Optimizing Gentamicin Dosing in Pediatrics Using Monte Carlo Simulations


    loading  Checking for direct PDF access through Ovid

Abstract

Gentamicin is known to have concentration-dependent bactericidal activity, and its nephrotoxic effect is well described. We developed a population pharmacokinetic/pharmacodynamic model to optimize gentamicin dosing in pediatrics. Data were retrospectively collected for pediatric patients 1 month to 12 years of age, admitted to general pediatric wards or intensive care units and received gentamicin for suspected or proven Gram-negative infections at King Saud University Medical City, Riyadh, Saudi Arabia.
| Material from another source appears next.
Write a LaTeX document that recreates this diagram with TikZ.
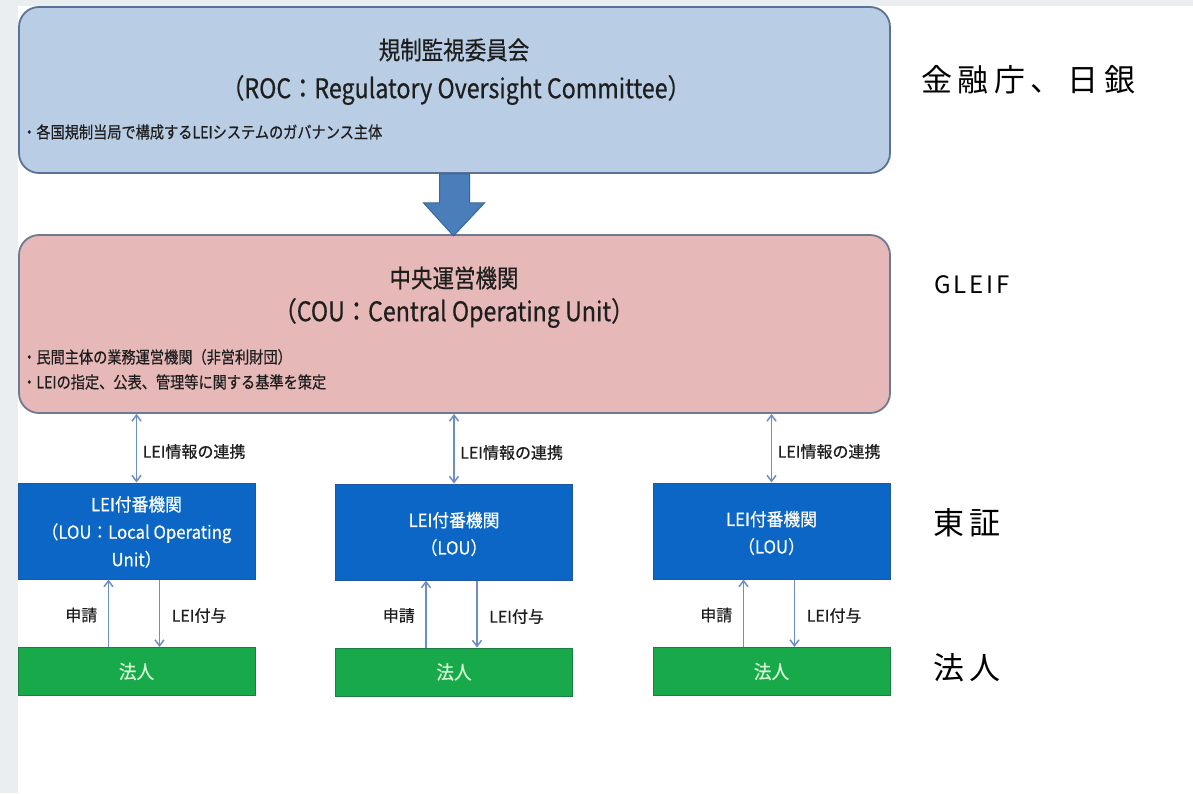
\documentclass[tikz,border=0pt]{standalone}
\usepackage{fontspec}
\setmainfont{Noto Sans CJK JP}
\newfontfamily\boxfont[FakeStretch=0.86,FakeBold=0.5]{Noto Sans CJK JP}
\newfontfamily\loufont[FakeStretch=0.93,FakeBold=0.5]{Noto Sans CJK JP}
\newfontfamily\smallfont[FakeBold=0.6]{Noto Sans CJK JP}
\newfontfamily\labfont[LetterSpace=18]{Noto Sans CJK JP}
\newfontfamily\latlabfont[LetterSpace=12]{Noto Sans CJK JP}
\usetikzlibrary{arrows.meta,calc}
\definecolor{stripgray}{HTML}{EBEEF0}
\definecolor{rocfill}{HTML}{B9CDE5}
\definecolor{rocdraw}{HTML}{5A7297}
\definecolor{coufill}{HTML}{E6B8B7}
\definecolor{coudraw}{HTML}{6D7A92}
\definecolor{bigarrow}{HTML}{4A7EBB}
\definecolor{bigarrowdraw}{HTML}{3A6598}
\definecolor{loufill}{HTML}{0B66C6}
\definecolor{loudraw}{HTML}{2356A0}
\definecolor{corpfill}{HTML}{17A94A}
\definecolor{corpdraw}{HTML}{1C7D45}
\definecolor{corptext}{HTML}{D4FAD4}
\definecolor{connc}{HTML}{6D8EC4}
\definecolor{txt}{HTML}{1E1E1E}
\tikzset{
  bigbox/.style={rounded corners=20pt, line width=1.8pt, inner sep=0pt},
  loubox/.style={fill=loufill, draw=loudraw, line width=1pt, minimum width=237pt, minimum height=96pt, inner sep=0pt},
  corpbox/.style={fill=corpfill, draw=corpdraw, line width=1pt, minimum width=237pt, minimum height=48pt, inner sep=0pt, text=corptext, font=\loufont\fontsize{19}{22}\selectfont},
  conn/.style={draw=connc, line width=1.5pt, -{Straight Barb[length=6pt,width=9pt]}},
  dconn/.style={draw=connc, line width=1.5pt, {Straight Barb[length=6pt,width=9pt]}-{Straight Barb[length=6pt,width=9pt]}},
  boxtitle/.style={text=txt, inner sep=0pt, font=\boxfont\fontsize{25}{28}\selectfont},
  boxsub/.style={text=txt, inner sep=0pt, font=\boxfont\fontsize{27}{30}\selectfont},
  bullet/.style={text=txt, inner sep=0pt, anchor=west, font=\boxfont\fontsize{16.5}{19}\selectfont},
  loutext/.style={text=white, inner sep=0pt, align=center, font=\loufont\fontsize{18}{27.5}\selectfont},
  small/.style={text=txt, inner sep=0pt, font=\smallfont\fontsize{16}{18}\selectfont},
  sidelab/.style={text=black, inner sep=0pt, anchor=west, font=\labfont\fontsize{31}{36}\selectfont},
}
\begin{document}
\begin{tikzpicture}[x=1pt,y=-1pt]
\useasboundingbox (0,0) rectangle (1193,793);
\fill[white] (0,0) rectangle (1193,793);
\fill[stripgray] (0,0) rectangle (18,793);
\fill[stripgray] (0,0) rectangle (1193,6);

% ROC box
\node[bigbox, fill=rocfill, draw=rocdraw, minimum width=871pt, minimum height=166pt] (roc) at (454.5,90) {};
\node[boxtitle] (roct) at (454,50) {規制監視委員会};
\node[boxsub] (rocs) at (456,90) {（ROC：Regulatory Oversight Committee）};
\node[bullet] (rocb) at (22,132) {・各国規制当局で構成するLEIシステムのガバナンス主体};

% COU box
\node[bigbox, fill=coufill, draw=coudraw, minimum width=871pt, minimum height=178pt] (cou) at (454.5,324) {};
\node[boxtitle] (cout) at (454,278) {中央運営機関};
\node[boxsub] (cous) at (454,313) {（COU：Central Operating Unit）};
\node[bullet] (coub1) at (22,357) {・民間主体の業務運営機関（非営利財団）};
\node[bullet] (coub2) at (22,382) {・LEIの指定、公表、管理等に関する基準を策定};

% big arrow
\coordinate (ba) at (roc.south);
\filldraw[fill=bigarrow, draw=bigarrowdraw, line width=1pt]
  ($(ba)+(-15,0)$) -- ($(ba)+(15,0)$) -- ($(ba)+(15,29)$) -- ($(ba)+(30,29)$)
  -- ($(ba)+(-1,62)$) -- ($(ba)+(-31,29)$) -- ($(ba)+(-15,29)$) -- cycle;

% LOU boxes
\node[loubox] (lou1) at (136.5,531) {};
\node[loutext] (lou1t) at (136.5,532) {LEI付番機関\\（LOU：Local Operating\\Unit）};
\node[loubox] (lou2) at (454,532) {};
\node[loutext] (lou2t) at (454,534) {LEI付番機関\\（LOU）};
\node[loubox] (lou3) at (771.5,531) {};
\node[loutext] (lou3t) at (771.5,533) {LEI付番機関\\（LOU）};

% corporations
\node[corpbox] (corp1) at (136.5,671.5) {法人};
\node[corpbox] (corp2) at (454,672) {法人};
\node[corpbox] (corp3) at (771.5,671.5) {法人};

% connectors
\foreach \i in {1,2,3} {
  \draw[dconn] (lou\i.north) -- (lou\i.north |- cou.south);
  \node[small, anchor=west] (link\i) at ($(lou\i.north)+(6,-31)$) {LEI情報の連携};
  \draw[conn] ($(corp\i.north)+(-28,0)$) coordinate (up\i) -- (up\i |- lou\i.south);
  \draw[conn] ($(lou\i.south)+(23,0)$) coordinate (dn\i) -- (dn\i |- corp\i.north);
  \node[small, anchor=east] (app\i) at ($(up\i)+(-11,-32)$) {申請};
  \node[small, anchor=west] (give\i) at ($(dn\i)+(12,36)$) {LEI付与};
}

% side labels
\node[sidelab] (s1) at (921,80) {金融庁、日銀};
\node[sidelab, font=\latlabfont\fontsize{24}{28}\selectfont] (s2) at (934,285) {GLEIF};
\node[sidelab] (s3) at (933,523) {東証};
\node[sidelab] (s4) at (933,668) {法人};
\end{tikzpicture}
\end{document}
A total of 306 gentamicin peak and trough concentrations sets from 107 patients were analyzed with mean (±standard deviation) patient age and weight of 4.5 ± 3.5 years and 16.7 ± 10.8 kg, respectively. Gentamicin pharmacokinetics were adequately described with a one compartment system (R2 = 0.82, bias = 1.75% and precision = 88% for population predictions and R2 = 0.94, bias = 5% and precision = 29% for individual predictions). The gentamicin pharmacokinetic parameters were as follows: volume of distribution = 8.9 L, total body clearance = 2.8 L/h for a 20-kg patient. Monte Carlo simulations showed that doses of 5–6 mg/kg/dose once daily are adequate only to treat infections with Gram-negative organisms having minimal inhibitory concentration less than 1 µg/mL. While, at minimal inhibitory concentration of 1 µg/mL, higher doses (7–8 mg/kg/dose once daily) are needed to maximize the efficacy of gentamicin. However, at minimal inhibitory concentration of 2 µg/mL, even a 10 mg/kg dose showed poor target attainment (52%). The finding of this study highlights the need to reevaluate the current breakpoints of gentamicin and also to assess the safety of higher doses of gentamicin in pediatrics.